* Plotting code records:
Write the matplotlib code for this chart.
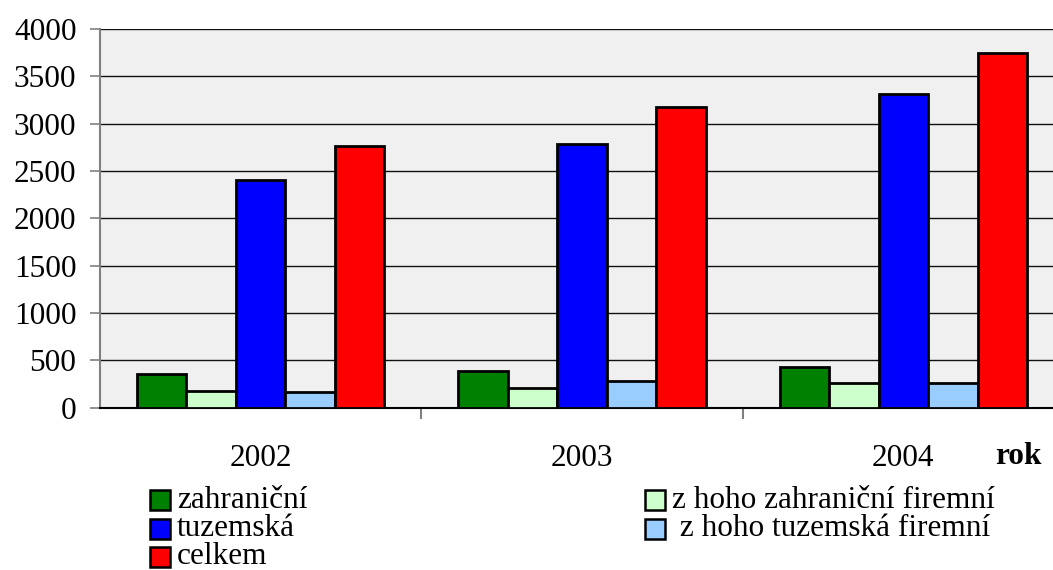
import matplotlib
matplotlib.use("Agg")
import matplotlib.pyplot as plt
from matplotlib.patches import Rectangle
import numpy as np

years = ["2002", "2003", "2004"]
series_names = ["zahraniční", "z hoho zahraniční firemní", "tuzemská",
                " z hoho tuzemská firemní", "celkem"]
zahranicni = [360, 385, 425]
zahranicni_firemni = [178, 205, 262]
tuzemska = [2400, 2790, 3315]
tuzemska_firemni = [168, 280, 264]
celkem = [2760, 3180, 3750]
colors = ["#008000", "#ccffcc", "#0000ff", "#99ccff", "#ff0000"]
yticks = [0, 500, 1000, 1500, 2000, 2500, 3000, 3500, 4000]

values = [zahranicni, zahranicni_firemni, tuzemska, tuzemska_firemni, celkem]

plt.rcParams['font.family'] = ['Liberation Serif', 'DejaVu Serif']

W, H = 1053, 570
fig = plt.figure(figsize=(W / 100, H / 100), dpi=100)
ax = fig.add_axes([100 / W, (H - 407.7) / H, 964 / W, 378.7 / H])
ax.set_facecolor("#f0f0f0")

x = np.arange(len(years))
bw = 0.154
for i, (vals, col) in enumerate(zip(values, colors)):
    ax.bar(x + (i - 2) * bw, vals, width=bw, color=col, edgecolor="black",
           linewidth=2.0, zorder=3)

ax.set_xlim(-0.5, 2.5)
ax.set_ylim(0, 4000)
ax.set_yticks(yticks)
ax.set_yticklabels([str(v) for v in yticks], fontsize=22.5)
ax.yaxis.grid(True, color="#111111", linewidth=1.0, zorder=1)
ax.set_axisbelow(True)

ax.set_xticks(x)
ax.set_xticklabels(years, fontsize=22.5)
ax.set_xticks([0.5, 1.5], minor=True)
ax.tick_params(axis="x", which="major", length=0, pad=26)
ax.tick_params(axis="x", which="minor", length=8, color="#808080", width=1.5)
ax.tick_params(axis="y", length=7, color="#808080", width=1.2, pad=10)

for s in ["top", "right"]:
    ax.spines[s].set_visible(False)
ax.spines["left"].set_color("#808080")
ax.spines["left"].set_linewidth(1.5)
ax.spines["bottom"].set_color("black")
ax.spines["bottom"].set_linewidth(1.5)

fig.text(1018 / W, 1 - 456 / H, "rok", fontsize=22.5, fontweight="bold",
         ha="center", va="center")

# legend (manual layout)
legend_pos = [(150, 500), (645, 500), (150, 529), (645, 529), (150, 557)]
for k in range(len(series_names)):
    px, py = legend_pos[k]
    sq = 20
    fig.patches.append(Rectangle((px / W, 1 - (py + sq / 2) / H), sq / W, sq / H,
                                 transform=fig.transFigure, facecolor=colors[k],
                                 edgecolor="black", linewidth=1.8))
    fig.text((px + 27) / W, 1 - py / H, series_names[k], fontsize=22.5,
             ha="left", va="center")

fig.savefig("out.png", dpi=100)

---

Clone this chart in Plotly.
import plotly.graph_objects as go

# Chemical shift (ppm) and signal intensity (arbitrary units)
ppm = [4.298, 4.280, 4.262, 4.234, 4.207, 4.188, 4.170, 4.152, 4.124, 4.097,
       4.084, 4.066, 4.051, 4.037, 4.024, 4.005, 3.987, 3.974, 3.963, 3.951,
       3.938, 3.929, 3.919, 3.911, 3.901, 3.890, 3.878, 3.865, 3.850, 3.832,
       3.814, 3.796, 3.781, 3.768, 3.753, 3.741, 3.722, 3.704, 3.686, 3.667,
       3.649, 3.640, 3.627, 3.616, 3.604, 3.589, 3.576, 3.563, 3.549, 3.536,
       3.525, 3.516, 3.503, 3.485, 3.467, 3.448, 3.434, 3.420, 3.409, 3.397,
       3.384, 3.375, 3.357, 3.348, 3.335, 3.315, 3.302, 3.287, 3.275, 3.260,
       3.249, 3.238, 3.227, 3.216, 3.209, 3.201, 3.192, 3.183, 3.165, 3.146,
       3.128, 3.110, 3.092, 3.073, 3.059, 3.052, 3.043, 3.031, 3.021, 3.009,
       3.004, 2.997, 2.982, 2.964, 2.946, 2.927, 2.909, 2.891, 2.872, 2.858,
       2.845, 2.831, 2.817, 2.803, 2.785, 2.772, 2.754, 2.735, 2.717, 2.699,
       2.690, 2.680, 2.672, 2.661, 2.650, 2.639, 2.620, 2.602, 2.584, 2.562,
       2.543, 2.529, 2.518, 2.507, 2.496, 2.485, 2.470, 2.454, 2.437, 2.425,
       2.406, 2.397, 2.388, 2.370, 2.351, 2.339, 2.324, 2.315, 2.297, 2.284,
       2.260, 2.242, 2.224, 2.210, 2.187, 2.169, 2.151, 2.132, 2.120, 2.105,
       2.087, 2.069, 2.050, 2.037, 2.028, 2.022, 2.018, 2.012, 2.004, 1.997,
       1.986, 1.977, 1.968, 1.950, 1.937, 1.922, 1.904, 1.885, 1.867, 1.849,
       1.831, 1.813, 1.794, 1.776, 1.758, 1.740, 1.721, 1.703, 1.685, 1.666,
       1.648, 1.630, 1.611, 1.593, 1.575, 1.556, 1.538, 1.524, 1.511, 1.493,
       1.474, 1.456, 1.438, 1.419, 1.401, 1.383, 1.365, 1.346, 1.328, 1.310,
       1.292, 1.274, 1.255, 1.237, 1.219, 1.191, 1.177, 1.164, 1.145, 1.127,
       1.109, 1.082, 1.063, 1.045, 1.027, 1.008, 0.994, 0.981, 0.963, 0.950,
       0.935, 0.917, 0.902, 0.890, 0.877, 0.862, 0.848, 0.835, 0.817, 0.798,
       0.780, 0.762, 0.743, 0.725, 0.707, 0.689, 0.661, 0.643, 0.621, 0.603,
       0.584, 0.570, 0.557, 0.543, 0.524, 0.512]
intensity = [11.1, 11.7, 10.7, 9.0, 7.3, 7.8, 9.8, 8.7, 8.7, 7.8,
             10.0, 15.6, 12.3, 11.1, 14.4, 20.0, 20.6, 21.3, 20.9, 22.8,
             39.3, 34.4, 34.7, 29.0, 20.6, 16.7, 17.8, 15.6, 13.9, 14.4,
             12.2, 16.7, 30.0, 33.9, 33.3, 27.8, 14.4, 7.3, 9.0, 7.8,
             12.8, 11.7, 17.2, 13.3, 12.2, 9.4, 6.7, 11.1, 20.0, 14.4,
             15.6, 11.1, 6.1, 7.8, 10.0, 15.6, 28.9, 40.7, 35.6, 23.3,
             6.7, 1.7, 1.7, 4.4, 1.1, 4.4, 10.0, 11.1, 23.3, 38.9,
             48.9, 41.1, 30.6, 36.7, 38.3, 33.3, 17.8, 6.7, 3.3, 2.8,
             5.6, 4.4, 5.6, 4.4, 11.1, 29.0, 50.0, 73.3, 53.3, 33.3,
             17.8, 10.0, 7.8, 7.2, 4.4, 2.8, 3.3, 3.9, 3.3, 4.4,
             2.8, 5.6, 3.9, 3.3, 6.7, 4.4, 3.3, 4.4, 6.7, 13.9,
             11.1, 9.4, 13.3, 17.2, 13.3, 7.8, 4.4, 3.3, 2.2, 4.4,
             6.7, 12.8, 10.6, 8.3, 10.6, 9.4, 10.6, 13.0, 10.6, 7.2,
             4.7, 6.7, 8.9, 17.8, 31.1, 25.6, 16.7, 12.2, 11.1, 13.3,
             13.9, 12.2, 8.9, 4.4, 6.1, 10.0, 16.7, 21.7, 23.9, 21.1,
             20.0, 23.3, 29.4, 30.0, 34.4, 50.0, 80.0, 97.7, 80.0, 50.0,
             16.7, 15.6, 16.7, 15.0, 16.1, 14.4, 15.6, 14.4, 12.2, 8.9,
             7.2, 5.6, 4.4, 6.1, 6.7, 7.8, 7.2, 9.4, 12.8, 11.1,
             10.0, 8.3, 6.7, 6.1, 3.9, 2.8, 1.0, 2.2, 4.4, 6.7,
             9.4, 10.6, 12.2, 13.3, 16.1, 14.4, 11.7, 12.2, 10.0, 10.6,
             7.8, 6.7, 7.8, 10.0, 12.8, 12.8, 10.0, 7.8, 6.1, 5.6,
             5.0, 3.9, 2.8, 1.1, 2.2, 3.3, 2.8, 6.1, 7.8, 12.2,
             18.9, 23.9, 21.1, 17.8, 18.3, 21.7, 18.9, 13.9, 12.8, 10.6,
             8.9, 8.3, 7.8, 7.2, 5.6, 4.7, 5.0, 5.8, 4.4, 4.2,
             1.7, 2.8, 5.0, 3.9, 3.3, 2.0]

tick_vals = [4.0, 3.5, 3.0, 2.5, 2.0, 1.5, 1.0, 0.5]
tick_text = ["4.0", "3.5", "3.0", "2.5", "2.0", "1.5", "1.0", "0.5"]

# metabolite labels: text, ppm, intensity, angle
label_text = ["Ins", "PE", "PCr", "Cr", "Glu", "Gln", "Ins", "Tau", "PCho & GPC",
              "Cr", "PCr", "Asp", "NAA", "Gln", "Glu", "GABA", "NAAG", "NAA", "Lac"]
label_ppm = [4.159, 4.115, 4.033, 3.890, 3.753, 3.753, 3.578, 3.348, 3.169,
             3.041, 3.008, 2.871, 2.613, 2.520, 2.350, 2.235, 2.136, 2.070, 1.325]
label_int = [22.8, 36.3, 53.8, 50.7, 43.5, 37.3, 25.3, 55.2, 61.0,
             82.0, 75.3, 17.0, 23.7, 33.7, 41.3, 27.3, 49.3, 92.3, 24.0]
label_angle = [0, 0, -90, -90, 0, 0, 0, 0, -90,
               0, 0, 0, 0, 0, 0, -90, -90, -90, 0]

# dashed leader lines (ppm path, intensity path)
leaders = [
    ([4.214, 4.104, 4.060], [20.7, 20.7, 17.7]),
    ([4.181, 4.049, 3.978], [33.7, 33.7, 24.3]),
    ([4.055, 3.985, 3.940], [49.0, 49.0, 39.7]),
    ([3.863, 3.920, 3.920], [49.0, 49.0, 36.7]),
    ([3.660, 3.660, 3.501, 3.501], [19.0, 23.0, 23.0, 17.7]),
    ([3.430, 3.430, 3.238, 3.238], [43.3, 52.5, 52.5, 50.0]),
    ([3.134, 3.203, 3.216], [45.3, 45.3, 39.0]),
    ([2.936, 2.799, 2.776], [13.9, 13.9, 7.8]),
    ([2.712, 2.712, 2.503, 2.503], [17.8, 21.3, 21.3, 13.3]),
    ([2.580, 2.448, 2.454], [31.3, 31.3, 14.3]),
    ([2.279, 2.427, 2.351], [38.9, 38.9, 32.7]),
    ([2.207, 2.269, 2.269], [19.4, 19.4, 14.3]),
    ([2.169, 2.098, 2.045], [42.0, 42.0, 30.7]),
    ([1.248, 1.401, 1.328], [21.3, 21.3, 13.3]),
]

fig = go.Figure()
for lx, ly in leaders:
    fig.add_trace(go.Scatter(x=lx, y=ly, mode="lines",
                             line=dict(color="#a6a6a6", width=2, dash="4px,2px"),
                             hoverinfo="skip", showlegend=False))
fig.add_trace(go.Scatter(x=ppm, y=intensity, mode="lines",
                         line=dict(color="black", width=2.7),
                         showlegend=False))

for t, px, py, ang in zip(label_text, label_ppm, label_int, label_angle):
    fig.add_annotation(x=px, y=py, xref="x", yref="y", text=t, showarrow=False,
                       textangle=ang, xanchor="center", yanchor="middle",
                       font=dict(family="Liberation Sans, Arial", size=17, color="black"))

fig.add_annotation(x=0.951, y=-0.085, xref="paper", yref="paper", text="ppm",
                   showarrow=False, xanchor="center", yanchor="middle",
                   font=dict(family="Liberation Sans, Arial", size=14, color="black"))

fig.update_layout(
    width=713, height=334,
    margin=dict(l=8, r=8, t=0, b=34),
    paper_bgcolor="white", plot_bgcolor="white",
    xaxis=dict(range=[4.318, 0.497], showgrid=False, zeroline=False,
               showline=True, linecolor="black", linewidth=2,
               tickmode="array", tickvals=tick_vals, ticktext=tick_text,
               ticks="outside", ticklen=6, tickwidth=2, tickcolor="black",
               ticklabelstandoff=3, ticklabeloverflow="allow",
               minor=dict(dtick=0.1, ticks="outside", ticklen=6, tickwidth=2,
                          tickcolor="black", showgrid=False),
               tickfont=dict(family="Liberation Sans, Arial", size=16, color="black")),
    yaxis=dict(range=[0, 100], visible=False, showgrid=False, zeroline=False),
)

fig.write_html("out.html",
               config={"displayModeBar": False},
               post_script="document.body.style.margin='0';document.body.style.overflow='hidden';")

* * *

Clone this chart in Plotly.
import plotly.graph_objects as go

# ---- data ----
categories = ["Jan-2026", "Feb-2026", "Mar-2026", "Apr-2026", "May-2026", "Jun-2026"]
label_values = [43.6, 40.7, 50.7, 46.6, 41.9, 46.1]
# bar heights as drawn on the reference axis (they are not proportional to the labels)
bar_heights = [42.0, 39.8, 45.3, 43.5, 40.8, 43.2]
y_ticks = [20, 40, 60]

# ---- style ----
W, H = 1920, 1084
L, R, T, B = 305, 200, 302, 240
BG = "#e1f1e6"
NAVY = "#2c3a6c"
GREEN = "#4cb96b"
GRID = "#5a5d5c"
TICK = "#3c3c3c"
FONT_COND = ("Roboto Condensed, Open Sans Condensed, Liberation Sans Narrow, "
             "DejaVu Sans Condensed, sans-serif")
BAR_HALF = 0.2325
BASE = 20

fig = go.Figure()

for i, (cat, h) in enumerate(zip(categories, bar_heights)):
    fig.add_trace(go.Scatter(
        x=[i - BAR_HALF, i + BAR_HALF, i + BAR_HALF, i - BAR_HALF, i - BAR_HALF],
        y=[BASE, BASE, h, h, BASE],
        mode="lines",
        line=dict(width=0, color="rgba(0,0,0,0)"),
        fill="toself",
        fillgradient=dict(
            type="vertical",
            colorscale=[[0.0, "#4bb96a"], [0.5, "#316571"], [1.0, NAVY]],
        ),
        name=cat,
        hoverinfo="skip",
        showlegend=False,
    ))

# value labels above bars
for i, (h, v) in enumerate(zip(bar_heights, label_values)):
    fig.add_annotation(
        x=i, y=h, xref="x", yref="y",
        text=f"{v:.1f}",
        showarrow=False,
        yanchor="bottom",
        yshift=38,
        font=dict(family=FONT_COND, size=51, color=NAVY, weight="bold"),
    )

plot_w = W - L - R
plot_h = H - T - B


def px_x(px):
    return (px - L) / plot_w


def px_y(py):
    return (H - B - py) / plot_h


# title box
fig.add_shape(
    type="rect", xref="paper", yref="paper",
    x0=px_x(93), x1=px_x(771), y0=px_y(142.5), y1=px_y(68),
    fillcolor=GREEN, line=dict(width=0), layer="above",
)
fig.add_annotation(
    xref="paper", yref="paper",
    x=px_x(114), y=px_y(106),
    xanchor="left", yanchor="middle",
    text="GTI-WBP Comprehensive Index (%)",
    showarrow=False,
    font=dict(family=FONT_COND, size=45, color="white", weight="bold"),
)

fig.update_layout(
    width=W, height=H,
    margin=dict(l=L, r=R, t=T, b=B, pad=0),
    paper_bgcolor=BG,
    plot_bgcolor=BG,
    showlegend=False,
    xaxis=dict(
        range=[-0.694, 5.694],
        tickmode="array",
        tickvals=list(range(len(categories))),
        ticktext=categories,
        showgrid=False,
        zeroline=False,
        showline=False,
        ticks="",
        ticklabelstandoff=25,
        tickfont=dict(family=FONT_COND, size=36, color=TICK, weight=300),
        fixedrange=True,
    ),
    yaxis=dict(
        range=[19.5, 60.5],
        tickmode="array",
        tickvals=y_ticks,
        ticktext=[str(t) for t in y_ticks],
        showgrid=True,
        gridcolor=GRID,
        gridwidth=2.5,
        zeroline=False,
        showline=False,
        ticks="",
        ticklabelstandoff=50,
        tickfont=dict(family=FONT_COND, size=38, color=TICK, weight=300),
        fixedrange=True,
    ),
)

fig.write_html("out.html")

* Task directions: Repeat the lines above exactly, beginning with the one containing "Write the matplotlib code for this chart." and finishing with the one containing "import numpy as np". No pictures belong in the copy.

* Solution to this task:
Write the matplotlib code for this chart.
import matplotlib
matplotlib.use("Agg")
import matplotlib.pyplot as plt
from matplotlib.patches import Rectangle
import numpy as np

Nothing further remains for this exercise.